Rushing Yards Above Expectation

Elijah Cavan
Top Level Sports
Published in
4 min readOct 5, 2021

Authors: Elijah Cavan CNG Analytics

Derick Henry (Picture from nflmocks.com)

Hi all; today I wanted to describe a quick project I did on creating a metric to describe how well a particular rushing play turned out. This work was done with my colleagues at CNG Analytics- so please check out some of our work at CNG Analytics for Medium article, or @cnganalytics on instagram (I’ll also drop a Linkedin link at the end of the article).

As usual, I’ll try to quickly (and gently) describe the statistical methods I used to come up with this metric. To solve this problem you would usually have to fit some sort of regression line. The regression line gives you an estimate for the number of yards expected on the play, which you then compare to the true data to see how many yards above or below expectation that particular play was able to achieve.

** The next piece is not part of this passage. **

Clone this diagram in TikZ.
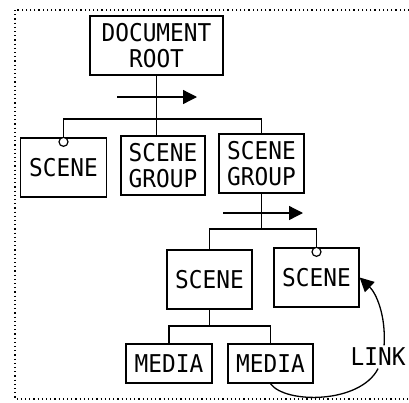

Well, Linear regression can be bad at times. So instead, I used a Relaxed LASSO model. To give you a quick overview, a LASSO model is just like linear regression except there is an adjustment to the ‘penalty term’. Linear regression has another name — “Ordinary Least Squares”. Basically, you’re just trying to minimize the distance from the line you drop to any real point, that distance is your error (or residual to use a fancy term). This picture say it all, it’s really not that complicated; anyways there are plenty of articles about this if you want further background.

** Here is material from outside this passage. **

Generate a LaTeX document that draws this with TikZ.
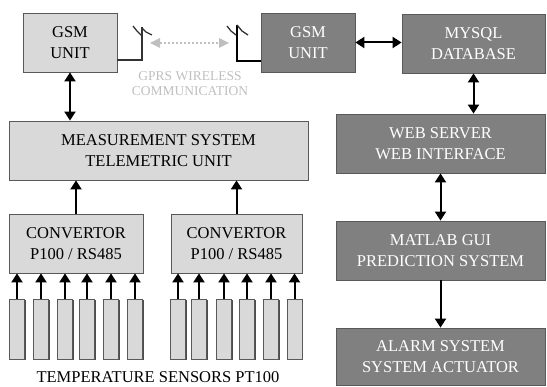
\documentclass[tikz,border=0pt]{standalone}
\usepackage{fontspec}
\setmainfont{Liberation Serif}
\newfontfamily\boxfont{Liberation Serif}
\usetikzlibrary{arrows.meta,shadows}

\begin{document}
\begin{tikzpicture}[x=1pt,y=-1pt,
  lbox/.style={draw=black!65, line width=0.8pt, fill=black!15, align=center,
    font=\boxfont\fontsize{16.5}{21}\selectfont, inner sep=0pt,
    drop shadow={shadow xshift=1.2pt, shadow yshift=-1.5pt, fill=black!70, opacity=1}},
  dbox/.style={lbox, fill=black!50, text=white},
  sensor/.style={lbox, minimum width=15pt, minimum height=60pt},
  link/.style={line width=2pt, -{Triangle[width=11pt,length=9pt]}},
  duplex/.style={link, {Triangle[width=11pt,length=9pt]}-{Triangle[width=11pt,length=9pt]}},
  air/.style={black!25, line width=2pt, dotted,
    {Triangle[width=10pt,length=10pt,line width=0pt]}-{Triangle[width=10pt,length=10pt,line width=0pt]}},
  mast/.style={black!80, line width=1.3pt},
]
\useasboundingbox (0,0) rectangle (547,387);

% field side
\node[lbox, minimum width=94pt, minimum height=59pt] (gsmA) at (70,42.5) {GSM\\UNIT};
\node[lbox, minimum width=299pt, minimum height=59pt] (meas) at (158.5,150.5)
  {MEASUREMENT SYSTEM\\TELEMETRIC UNIT};
\node[lbox, minimum width=134pt, minimum height=59pt] (convA) at (76,243.5)
  {CONVERTOR\\P100 / RS485};
\node[lbox, minimum width=131pt, minimum height=59pt] (convB) at (236.5,243.5)
  {CONVERTOR\\P100 / RS485};

%% sensors
\foreach \x [count=\i] in {17,41,65,87,111,135}
  \node[sensor] (sA\i) at (\x,329) {};
\foreach \x [count=\i] in {178,199,224,247,271,294.5}
  \node[sensor] (sB\i) at (\x,329) {};
\foreach \i in {1,...,6}{
  \draw[link] (sA\i.north) -- (sA\i.north |- convA.south);
  \draw[link] (sB\i.north) -- (sB\i.north |- convB.south);}
\node[font=\boxfont\fontsize{16.5}{20}\selectfont] (tlabel) at (158,377) {TEMPERATURE SENSORS PT100};

\draw[link] (convA.north) -- (convA.north |- meas.south);
\draw[link] (convB.north) -- (convB.north |- meas.south);
\draw[duplex] (gsmA.south) -- (gsmA.south |- meas.north);

% server side
\node[dbox, minimum width=94pt, minimum height=59pt] (gsmB) at (308,42.5) {GSM\\UNIT};
\node[dbox, minimum width=143pt, minimum height=59pt] (mysql) at (473.5,43.5)
  {MYSQL\\DATABASE};
\node[dbox, minimum width=209pt, minimum height=59pt] (web) at (440.5,143.5)
  {WEB SERVER\\WEB INTERFACE};
\node[dbox, minimum width=209pt, minimum height=59pt] (matlab) at (440.5,250.5)
  {MATLAB GUI\\PREDICTION SYSTEM};
\node[dbox, minimum width=209pt, minimum height=57pt] (alarm) at (440.5,356.5)
  {ALARM SYSTEM\\SYSTEM ACTUATOR};

\draw[duplex] (gsmB.east) -- (mysql.west |- gsmB.east);
\draw[duplex] (mysql.south) -- (mysql.south |- web.north);
\draw[duplex] (web.south) -- (matlab.north);
\draw[link] (matlab.south) -- (alarm.north);

%% GPRS link
\coordinate (footA) at (142,60);
\coordinate (topA) at (142,27);
\coordinate (footB) at (237,61);
\coordinate (topB) at (237,25);
\draw[mast] (gsmA.east |- footA) -- (footA) -- (topA);
\draw[mast] (133,26) -- (137,31) -- (142,36);
\draw[mast] (142,28) -- (146,32) -- (152,35);
\draw[mast, black] (gsmB.west |- footB) -- (footB) -- (topB);
\draw[mast] (227,26) -- (231,31) -- (236,35);
\draw[mast] (237,25) -- (242,31) -- (248,35);
\coordinate (airA) at (150,43);
\coordinate (airB) at (229,43);
\draw[air] (airA) -- (airB);
\node[text=black!25, align=center, font=\boxfont\fontsize{13.5}{15}\selectfont] (gprs) at (190,84)
  {GPRS WIRELESS\\COMMUNICATION};

\end{tikzpicture}
\end{document}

Least Squares regression (picture from Towards Data Science)

So, in conclusion LASSO is just a better way of doing OLS or Linear Regression, where we are able to shrink the parameter estimates (how big your slope would be in linear regression) which helps improve the performance of our model (has to do with bias-variance tradeoff- I’ll save you from the explanation). Relaxed LASSO is even better than LASSO (and basically does the same thing- the math is too much for a difference which can be realized with 1 line of code).

Okay, the hard part is over, let’s see the results of my model. I trained the model using play by play data from the 2019 regular season and used it to make predictions on the 2020 dataset. Here are some of the predictions:

Yards Above Average for the 2020 Season (Image by Author)

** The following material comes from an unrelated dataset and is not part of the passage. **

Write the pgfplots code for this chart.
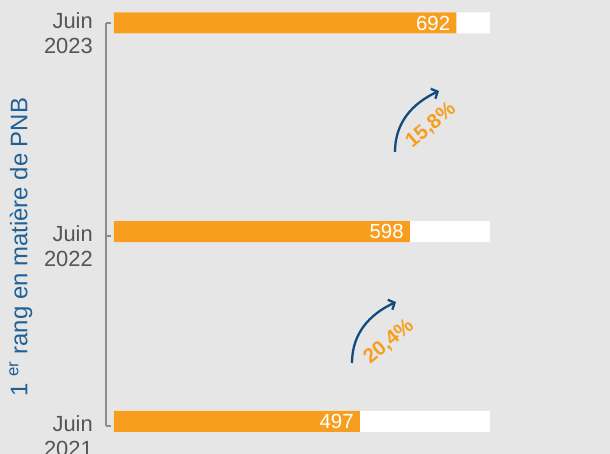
\documentclass[border=0pt]{standalone}
\usepackage{pgfplots}
\pgfplotsset{compat=1.18}
\usepackage{fontspec}
\setmainfont{Liberation Sans}
\usetikzlibrary{arrows.meta}
\definecolor{bg}{RGB}{230,230,230}
\definecolor{orng}{RGB}{247,158,30}
\definecolor{navy}{RGB}{16,76,126}
\definecolor{lblue}{RGB}{32,96,150}
\definecolor{axgray}{RGB}{140,140,140}
\definecolor{txtgray}{RGB}{85,85,85}
\begin{document}
\begin{tikzpicture}
\useasboundingbox[fill=bg] (0,0) rectangle (610bp,454bp);
\begin{axis}[
  at={(106bp,28bp)}, anchor=south west,
  scale only axis, width=384bp, height=403bp,
  xmin=-16.16, xmax=760, ymin=-0.0226, ymax=2,
  clip=false,
  axis x line=none,
  axis y line=left,
  axis line style={-},
  y axis line style={-, draw=axgray, line width=2.4bp},
  ytick={-0.0226,0.931,2},
  yticklabels={{Juin\\2021},{Juin\\2022},{Juin\\2023}},
  tick align=inside,
  major tick length=5bp,
  major tick style={draw=axgray, line width=2.2bp},
  yticklabel style={align=right, anchor=east, inner sep=0pt, xshift=-13bp, yshift=-10bp,
    font=\fontsize{22}{25}\selectfont, text=txtgray},
  ylabel={1 \textsuperscript{er} rang en matière de PNB},
  ylabel style={at={(axis description cs:-0.222,0.444)}, anchor=center,
    font=\fontsize{24}{28}\selectfont, text=lblue},
  /pgf/number format/assume math mode=true,
]
\addplot[xbar, bar shift=0pt, bar width=21bp, fill=white, draw=none]
  coordinates {(760,0) (760,0.953) (760,2)};
\addplot[xbar, bar shift=0pt, bar width=21bp, fill=orng, draw=none,
  point meta=x, nodes near coords,
  nodes near coords style={anchor=east, text=white, inner sep=0pt, xshift=-6bp,
    font=\fontsize{20.5}{24}\selectfont}]
  coordinates {(692,2) (598,0.953) (497,0)};
\draw[axgray, line width=2.4bp] (axis cs:-16.16,-0.0226) -- (axis cs:-16.16,2);
\end{axis}
\draw[navy, line width=2.3bp, -{Straight Barb[length=5bp,width=11bp]}]
  (395bp,302bp) to[out=90,in=205] (439bp,363bp);
\draw[navy, line width=2.3bp, -{Straight Barb[length=5bp,width=11bp]}]
  (352bp,91bp) to[out=90,in=205] (396bp,152bp);
\node[rotate=40, text=orng, font=\bfseries\fontsize{20.5}{24}\selectfont] at (431bp,328.5bp) {15,8\%};
\node[rotate=40, text=orng, font=\bfseries\fontsize{20.5}{24}\selectfont] at (389bp,112bp) {20,4\%};
\end{tikzpicture}
\end{document}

Here the “YAA” column are the calculated “yards above average” metric which is found by taking the difference between the actual total and the predicted value. I used more variables in the model but these were the key ones; I looked at the Formation type, the rush direction (had to label encode these for the model), the down and distance to go, ect. It’s cool to see how in the 5th row, the 9 yard gain was 6 yards above what the model would expect given the situation. The YAA_upper and YAA_lower columns represent the upper and lower confidence intervals- this is to show the variability in the predictions.

Let’s see a couple more fun plots and see what we can learn from them:

Mean Yards Above Average by Formation (image by Author)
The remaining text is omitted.